Bisnis.com, JAKARTA-- Paket Kebijakan Ekonomi tahap V yang direncanakan akan diumumkan pada Kamis (22/10) pukul 17.00 WIB mencakup aturan tentang revaluasi aset BUMN.
Seusai menandatangani nota kesepahaman dengan delegasi Denmark, Menteri Koordinator bidang Kemaritiman Rizal Ramli menuturkan paket kebijakan V berisi ide lama yang pernah dia tempuh saat menjabat Menteri Koordinator bidang Perekonomian pada kepemimpinan Presiden RI Ke-4 Abdurahman Wahid.
"Itu ide lama yang pernah saya lakukan, revaluasi aset," ujarnya di Kompleks Istana Kepresidenan, Kamis (22/10).
Rizal menuturkan pada 2000, PLN diminta untuk melakukan revaluasi aset. Saat itu, BUMN kelistrikan tersebut nyaris bangkrut lantaran modal perusahaan tercatat minus Rp9 triliun dan aset sebesar Rp50 triliun.
"Mereka [PLN] minta uang dari negara, saya enggak mau. Saya minta laporan revaluasi aset, sehingga asetnya naik dari Rp50 triliun ke Rp200 triliun lebih. Kemudian sebagian saya masukan modal, dari minus Rp9 triliun, jadi Rp104 triliun," tuturnya.
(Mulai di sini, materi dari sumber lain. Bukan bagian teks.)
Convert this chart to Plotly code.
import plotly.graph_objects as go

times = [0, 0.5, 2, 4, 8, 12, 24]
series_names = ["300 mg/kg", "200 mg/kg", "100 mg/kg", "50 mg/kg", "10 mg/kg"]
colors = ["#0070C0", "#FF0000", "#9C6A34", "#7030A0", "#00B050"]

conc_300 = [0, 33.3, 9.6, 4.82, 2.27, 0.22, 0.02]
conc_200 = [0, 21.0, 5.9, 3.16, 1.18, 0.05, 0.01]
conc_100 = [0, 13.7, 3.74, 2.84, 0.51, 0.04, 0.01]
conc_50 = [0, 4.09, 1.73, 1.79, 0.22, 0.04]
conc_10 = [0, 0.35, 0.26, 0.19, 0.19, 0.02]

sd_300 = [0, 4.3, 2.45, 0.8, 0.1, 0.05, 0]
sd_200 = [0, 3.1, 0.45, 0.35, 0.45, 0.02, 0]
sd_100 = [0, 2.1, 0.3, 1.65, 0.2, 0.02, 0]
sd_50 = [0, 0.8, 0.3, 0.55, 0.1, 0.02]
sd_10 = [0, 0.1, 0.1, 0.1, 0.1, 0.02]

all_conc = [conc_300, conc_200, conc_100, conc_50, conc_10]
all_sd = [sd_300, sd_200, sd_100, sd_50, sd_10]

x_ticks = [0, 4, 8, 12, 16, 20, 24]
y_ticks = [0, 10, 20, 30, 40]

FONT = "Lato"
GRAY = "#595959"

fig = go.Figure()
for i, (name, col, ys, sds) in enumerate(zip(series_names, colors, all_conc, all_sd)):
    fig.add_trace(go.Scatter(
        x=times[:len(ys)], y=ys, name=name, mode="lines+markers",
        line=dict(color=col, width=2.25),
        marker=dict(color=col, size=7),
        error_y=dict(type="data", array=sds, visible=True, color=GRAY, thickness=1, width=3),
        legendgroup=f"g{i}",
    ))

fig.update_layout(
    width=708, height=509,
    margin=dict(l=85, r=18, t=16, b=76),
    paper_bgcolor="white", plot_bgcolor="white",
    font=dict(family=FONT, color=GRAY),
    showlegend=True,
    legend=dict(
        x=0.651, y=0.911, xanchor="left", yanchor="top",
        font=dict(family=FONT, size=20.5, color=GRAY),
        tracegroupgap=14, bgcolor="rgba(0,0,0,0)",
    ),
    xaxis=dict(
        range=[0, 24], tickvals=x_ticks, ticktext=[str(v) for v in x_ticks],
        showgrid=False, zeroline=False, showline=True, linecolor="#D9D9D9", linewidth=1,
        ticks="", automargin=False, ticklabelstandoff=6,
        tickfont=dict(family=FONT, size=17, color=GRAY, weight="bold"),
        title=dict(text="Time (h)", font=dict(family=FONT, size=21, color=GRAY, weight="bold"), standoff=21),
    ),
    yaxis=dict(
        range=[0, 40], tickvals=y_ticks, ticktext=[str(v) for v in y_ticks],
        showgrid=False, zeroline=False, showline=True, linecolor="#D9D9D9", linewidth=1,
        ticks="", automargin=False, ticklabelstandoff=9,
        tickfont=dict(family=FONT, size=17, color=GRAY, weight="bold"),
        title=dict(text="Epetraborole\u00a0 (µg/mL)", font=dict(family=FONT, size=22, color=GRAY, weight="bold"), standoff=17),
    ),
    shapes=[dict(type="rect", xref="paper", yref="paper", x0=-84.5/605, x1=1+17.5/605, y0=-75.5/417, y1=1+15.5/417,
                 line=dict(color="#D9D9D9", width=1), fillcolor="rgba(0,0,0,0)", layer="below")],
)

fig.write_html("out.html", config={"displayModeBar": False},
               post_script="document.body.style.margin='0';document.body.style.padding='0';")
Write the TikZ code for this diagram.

Menurut Rizal, langkah revaluasi aset tersebut merupakan terobosan. Pasalnya, dalam sejarah BUMN, belum pernah sebuah perusahan plat merah diselamatkan tanpa suntikan uang negara.
Selain menyelamatkan BUMN dari kebangkrutan, lanjut Rizal, revaluasi aset juga berpotensi menambah penerimaan pajak dari selisih revaluasi.
"BUMN harus bayar pajak 30% dari selisih revaluasi. Artinya, 30% dari Rp150 triliun, itu Rp50 triliun. Sehingga walaupun dicicil dalam 7 tahun, negara punya sumber penerimaan pajak baru di luar yang biasa," imbuhnya.
Rizal menambahkan terobosan-terobosan tersebut perlu dilakukan dalam jumlah besar supaya ekonomi Indonesia bisa lebih cepat bangkit. "Tidak bisa dengan cara-cara tradisional," pungkasnya.
Dalam rapat koordinasi dengan jajaran direktur BUMN, Presiden Joko Widodo sempat menyinggung masalah revaluasi aset untuk membuat perusahaan plat merah di Tanah Air menjadi besar, lincah, dan kuat.
"Saya ingin agar BUMN-BUMN kita menjadi besar entah lewat revaluasi aset dan lain-lain, itu saya kira urusan menteri," pungkasnya.
Jokowi tidak ingin BUMN yang neraca keuangannya minus atau mencatat rugi terus menerus disuntik oleh negara, namun tidak menghasilkan berkontribusi besar bagi pembangunan nasional.